Everyone sees Saylor stacking sats. 720k BTC on the balance sheet. Looks like a money printer. But I dug deeper and found the cracks. Honestly? The scheme is brilliant, but fragile.
Here's the deal. They issue shares when they trade at a premium to the BTC they actually hold. Use that cash to buy more bitcoin. Shareholders win, the treasury grows. But what if the premium vanishes? The moment stock price dips below net asset value, new issuance just dilutes your stake. Engine stalls. If we see negative bitcoin yield per share—that's your red flag.
Second thing: debt. They've piled up convertible notes at 0%. Sounds like free money while price rips.
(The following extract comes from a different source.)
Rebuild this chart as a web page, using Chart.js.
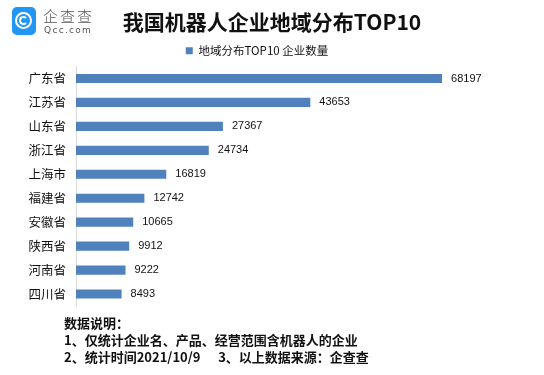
<!DOCTYPE html>
<html>
<head>
<meta charset="utf-8">
<script src="https://cdn.jsdelivr.net/npm/chart.js@4.4.0/dist/chart.umd.min.js"></script>
<style>
  body { margin: 0; background: #fff; }
  #wrap { position: relative; width: 544px; height: 375px; }
  #chart { position: absolute; left: 0; top: 0; }
  .logo { position: absolute; left: 12px; top: 7px; width: 24px; height: 28px; background: #2196f3; border-radius: 5px; }
  .logo span { position: absolute; left: 3px; top: 5px; width: 13px; height: 13px; border: 2px solid #fff; border-radius: 50%; }
  .logo i { position: absolute; left: 7px; top: 9px; width: 5px; height: 5px; border: 2px solid #fff; border-right-color: transparent; border-radius: 50%; }
  .brand { position: absolute; left: 43px; top: 5px; font: 300 15px "Noto Sans CJK SC"; color: #555; letter-spacing: 2px; }
  .brand2 { position: absolute; left: 44px; top: 25px; font: 9px "DejaVu Sans"; color: #555; letter-spacing: 1.3px; }
  .title { position: absolute; left: 0; width: 544px; top: 7px; text-align: center; padding-left: 0; font: bold 21px/28px "Noto Sans CJK SC"; color: #111; }
  .title span { position: relative; left: 0; }
  .note { position: absolute; left: 64px; top: 314px; font: bold 13px/17px "Noto Sans CJK SC"; color: #111; }
</style>
</head>
<body>
<div id="wrap">
  <canvas id="chart" width="544" height="375"></canvas>
  <div class="logo"><span></span><i></i></div>
  <div class="brand">企查查</div>
  <div class="brand2">Qcc.com</div>
  <div class="title" id="title"></div>
  <div class="note">数据说明：<br>1、仅统计企业名、产品、经营范围含机器人的企业<br>2、统计时间2021/10/9&nbsp;&nbsp;&nbsp;&nbsp;&nbsp;&nbsp;3、以上数据来源：企查查</div>
</div>
<script>
const provinces = ["广东省", "江苏省", "山东省", "浙江省", "上海市", "福建省", "安徽省", "陕西省", "河南省", "四川省"];
const companyCounts = [68197, 43653, 27367, 24734, 16819, 12742, 10665, 9912, 9222, 8493];
const seriesName = "地域分布TOP10 企业数量";
const chartTitle = "我国机器人企业地域分布TOP10";

document.getElementById("title").textContent = chartTitle;

// value labels at the end of each bar
const valueLabels = {
  id: "valueLabels",
  afterDatasetsDraw(chart) {
    const ctx = chart.ctx;
    const meta = chart.getDatasetMeta(0);
    ctx.save();
    ctx.font = "11px 'Liberation Sans'";
    ctx.fillStyle = "#111";
    ctx.textBaseline = "middle";
    meta.data.forEach((bar, i) => {
      ctx.fillText(companyCounts[i], bar.x + 9, bar.y);
    });
    ctx.restore();
  }
};

new Chart(document.getElementById("chart"), {
  type: "bar",
  data: {
    labels: provinces,
    datasets: [{
      label: seriesName,
      data: companyCounts,
      backgroundColor: "#4f81bd",
      barPercentage: 0.76,
      categoryPercentage: 0.5
    }]
  },
  options: {
    indexAxis: "y",
    responsive: false,
    animation: false,
    layout: { padding: { top: 35, left: 0, right: 30, bottom: 69 } },
    plugins: {
      legend: {
        labels: {
          boxWidth: 7,
          boxHeight: 7,
          color: "#111",
          font: { family: "Noto Sans CJK SC", size: 11.5 },
          padding: 10
        }
      },
      tooltip: { enabled: false }
    },
    scales: {
      x: { display: false, min: 0, max: 81600 },
      y: {
        afterFit(scale) { scale.width = 76; },
        grid: { display: false },
        border: { display: true, color: "#d9d9d9" },
        ticks: {
          color: "#111",
          padding: 2,
          font: { family: "Noto Sans CJK SC", size: 12.5 }
        }
      }
    }
  },
  plugins: [valueLabels]
});
</script>
</body>
</html>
But maturities hit between 2027-2032. If BTC chops sideways for years (say, $40-60k range), creditors won't want equity. They'll demand cash. And all the cash is in BTC. So they'd be forced to sell into weakness to cover billions. That's the exact forced liquidation Saylor swears they'll never do.
Then there's regulatory risk. If the SEC tightens rules around crypto-linked corporate debt, that free funding tap shuts off. And let's not ignore the legacy software business. It still generates the actual cash flow needed to service non-zero interest obligations. If that side stumbles, the whole leverage play loses its backbone.
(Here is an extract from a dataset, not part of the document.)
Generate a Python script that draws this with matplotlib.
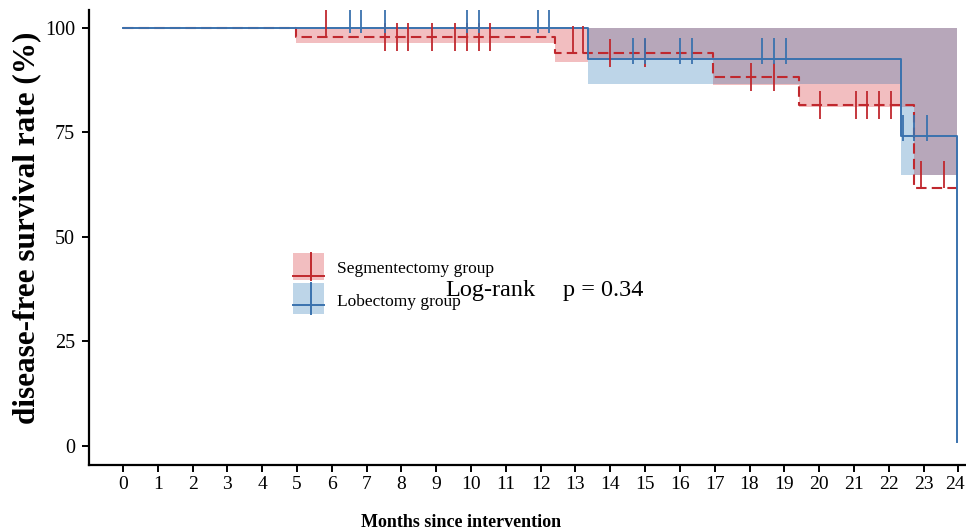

Saylor insists they'd survive even at $8k BTC. Technically? Maybe. They could refinance. But the shareholder value proposition dies long before that. Surviving with a 90% drawdown isn't investing—it's damage control.
This is a bet that the bull market never ends. But debt doesn't care about your timeline. The bitcoin yield math looks clean in a spreadsheet, but markets love throwing wrenches into elegant machines.
Do you think Saylor can roll the debt before the next bear cycle hits, or are we looking at a historic corporate unwind?